:: TO DO ::
Return the entries below in their exact form, leaving the pictures out.

:: SUPPLIED DATA ::
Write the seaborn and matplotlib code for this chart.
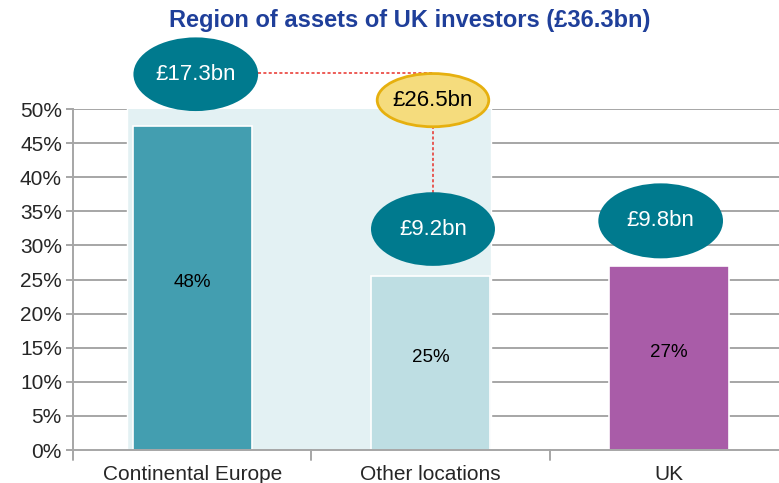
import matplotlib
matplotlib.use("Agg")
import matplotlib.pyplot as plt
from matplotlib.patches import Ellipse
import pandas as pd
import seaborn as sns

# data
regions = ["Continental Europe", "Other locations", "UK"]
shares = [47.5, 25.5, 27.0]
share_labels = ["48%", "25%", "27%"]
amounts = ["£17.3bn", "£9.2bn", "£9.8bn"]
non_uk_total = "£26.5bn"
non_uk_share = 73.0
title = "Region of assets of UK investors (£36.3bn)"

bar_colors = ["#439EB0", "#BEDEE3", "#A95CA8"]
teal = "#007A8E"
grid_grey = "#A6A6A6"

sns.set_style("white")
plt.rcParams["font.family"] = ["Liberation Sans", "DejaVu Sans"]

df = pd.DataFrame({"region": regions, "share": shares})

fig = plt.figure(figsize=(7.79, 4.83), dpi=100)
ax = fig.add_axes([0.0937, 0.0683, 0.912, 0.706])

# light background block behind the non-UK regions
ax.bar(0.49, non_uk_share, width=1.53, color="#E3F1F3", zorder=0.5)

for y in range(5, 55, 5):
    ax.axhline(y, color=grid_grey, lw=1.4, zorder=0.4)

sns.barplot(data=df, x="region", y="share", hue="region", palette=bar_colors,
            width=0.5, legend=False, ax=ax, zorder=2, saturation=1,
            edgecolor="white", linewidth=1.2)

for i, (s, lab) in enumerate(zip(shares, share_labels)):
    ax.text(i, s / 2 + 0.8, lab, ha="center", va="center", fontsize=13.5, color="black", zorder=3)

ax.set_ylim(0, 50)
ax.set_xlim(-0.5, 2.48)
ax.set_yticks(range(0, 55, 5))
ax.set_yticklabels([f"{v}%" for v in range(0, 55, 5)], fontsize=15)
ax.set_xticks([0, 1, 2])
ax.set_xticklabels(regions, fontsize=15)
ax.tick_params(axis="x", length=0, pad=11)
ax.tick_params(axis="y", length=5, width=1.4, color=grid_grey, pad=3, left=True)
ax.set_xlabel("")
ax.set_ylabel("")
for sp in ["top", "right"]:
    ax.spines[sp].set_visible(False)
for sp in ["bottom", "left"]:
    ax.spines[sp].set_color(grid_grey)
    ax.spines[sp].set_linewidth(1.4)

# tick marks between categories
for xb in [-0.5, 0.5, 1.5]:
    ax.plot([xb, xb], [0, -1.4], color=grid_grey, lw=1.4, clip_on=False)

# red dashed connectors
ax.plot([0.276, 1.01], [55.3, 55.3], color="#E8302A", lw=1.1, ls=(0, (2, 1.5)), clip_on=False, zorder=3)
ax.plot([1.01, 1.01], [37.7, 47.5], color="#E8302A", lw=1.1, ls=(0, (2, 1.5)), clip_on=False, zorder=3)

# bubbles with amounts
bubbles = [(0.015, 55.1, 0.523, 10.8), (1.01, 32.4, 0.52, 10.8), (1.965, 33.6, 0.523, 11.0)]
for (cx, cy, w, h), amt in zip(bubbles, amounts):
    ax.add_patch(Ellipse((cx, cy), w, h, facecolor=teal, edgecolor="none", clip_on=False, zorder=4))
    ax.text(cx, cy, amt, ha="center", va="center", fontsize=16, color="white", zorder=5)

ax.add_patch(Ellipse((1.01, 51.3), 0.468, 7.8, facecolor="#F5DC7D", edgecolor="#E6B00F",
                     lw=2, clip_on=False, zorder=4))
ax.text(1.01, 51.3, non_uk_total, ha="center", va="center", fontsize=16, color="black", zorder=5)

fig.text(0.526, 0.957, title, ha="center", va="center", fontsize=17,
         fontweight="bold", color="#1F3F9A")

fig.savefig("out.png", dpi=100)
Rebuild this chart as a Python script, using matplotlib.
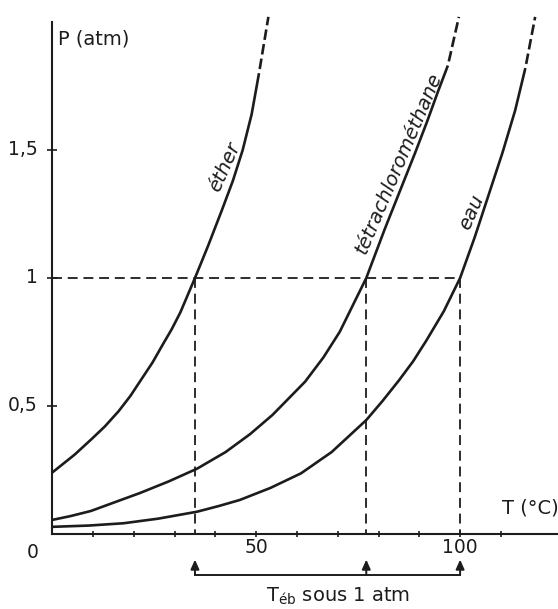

:: SOLUTION TO THIS EXERCISE ::
Write the seaborn and matplotlib code for this chart.
import matplotlib
matplotlib.use("Agg")
import matplotlib.pyplot as plt
from matplotlib.patches import Ellipse
import pandas as pd
import seaborn as sns

# data
regions = ["Continental Europe", "Other locations", "UK"]
shares = [47.5, 25.5, 27.0]
share_labels = ["48%", "25%", "27%"]
amounts = ["£17.3bn", "£9.2bn", "£9.8bn"]
non_uk_total = "£26.5bn"
non_uk_share = 73.0
title = "Region of assets of UK investors (£36.3bn)"

bar_colors = ["#439EB0", "#BEDEE3", "#A95CA8"]
teal = "#007A8E"
grid_grey = "#A6A6A6"

sns.set_style("white")
plt.rcParams["font.family"] = ["Liberation Sans", "DejaVu Sans"]

df = pd.DataFrame({"region": regions, "share": shares})

fig = plt.figure(figsize=(7.79, 4.83), dpi=100)
ax = fig.add_axes([0.0937, 0.0683, 0.912, 0.706])

# light background block behind the non-UK regions
ax.bar(0.49, non_uk_share, width=1.53, color="#E3F1F3", zorder=0.5)

for y in range(5, 55, 5):
    ax.axhline(y, color=grid_grey, lw=1.4, zorder=0.4)

sns.barplot(data=df, x="region", y="share", hue="region", palette=bar_colors,
            width=0.5, legend=False, ax=ax, zorder=2, saturation=1,
            edgecolor="white", linewidth=1.2)

for i, (s, lab) in enumerate(zip(shares, share_labels)):
    ax.text(i, s / 2 + 0.8, lab, ha="center", va="center", fontsize=13.5, color="black", zorder=3)

ax.set_ylim(0, 50)
ax.set_xlim(-0.5, 2.48)
ax.set_yticks(range(0, 55, 5))
ax.set_yticklabels([f"{v}%" for v in range(0, 55, 5)], fontsize=15)
ax.set_xticks([0, 1, 2])
ax.set_xticklabels(regions, fontsize=15)
ax.tick_params(axis="x", length=0, pad=11)
ax.tick_params(axis="y", length=5, width=1.4, color=grid_grey, pad=3, left=True)
ax.set_xlabel("")
ax.set_ylabel("")
for sp in ["top", "right"]:
    ax.spines[sp].set_visible(False)
for sp in ["bottom", "left"]:
    ax.spines[sp].set_color(grid_grey)
    ax.spines[sp].set_linewidth(1.4)

# tick marks between categories
for xb in [-0.5, 0.5, 1.5]:
    ax.plot([xb, xb], [0, -1.4], color=grid_grey, lw=1.4, clip_on=False)

# red dashed connectors
ax.plot([0.276, 1.01], [55.3, 55.3], color="#E8302A", lw=1.1, ls=(0, (2, 1.5)), clip_on=False, zorder=3)
ax.plot([1.01, 1.01], [37.7, 47.5], color="#E8302A", lw=1.1, ls=(0, (2, 1.5)), clip_on=False, zorder=3)

# bubbles with amounts
bubbles = [(0.015, 55.1, 0.523, 10.8), (1.01, 32.4, 0.52, 10.8), (1.965, 33.6, 0.523, 11.0)]
for (cx, cy, w, h), amt in zip(bubbles, amounts):
    ax.add_patch(Ellipse((cx, cy), w, h, facecolor=teal, edgecolor="none", clip_on=False, zorder=4))
    ax.text(cx, cy, amt, ha="center", va="center", fontsize=16, color="white", zorder=5)

ax.add_patch(Ellipse((1.01, 51.3), 0.468, 7.8, facecolor="#F5DC7D", edgecolor="#E6B00F",
                     lw=2, clip_on=False, zorder=4))
ax.text(1.01, 51.3, non_uk_total, ha="center", va="center", fontsize=16, color="black", zorder=5)

fig.text(0.526, 0.957, title, ha="center", va="center", fontsize=17,
         fontweight="bold", color="#1F3F9A")

fig.savefig("out.png", dpi=100)
Rebuild this chart as a Python script, using matplotlib.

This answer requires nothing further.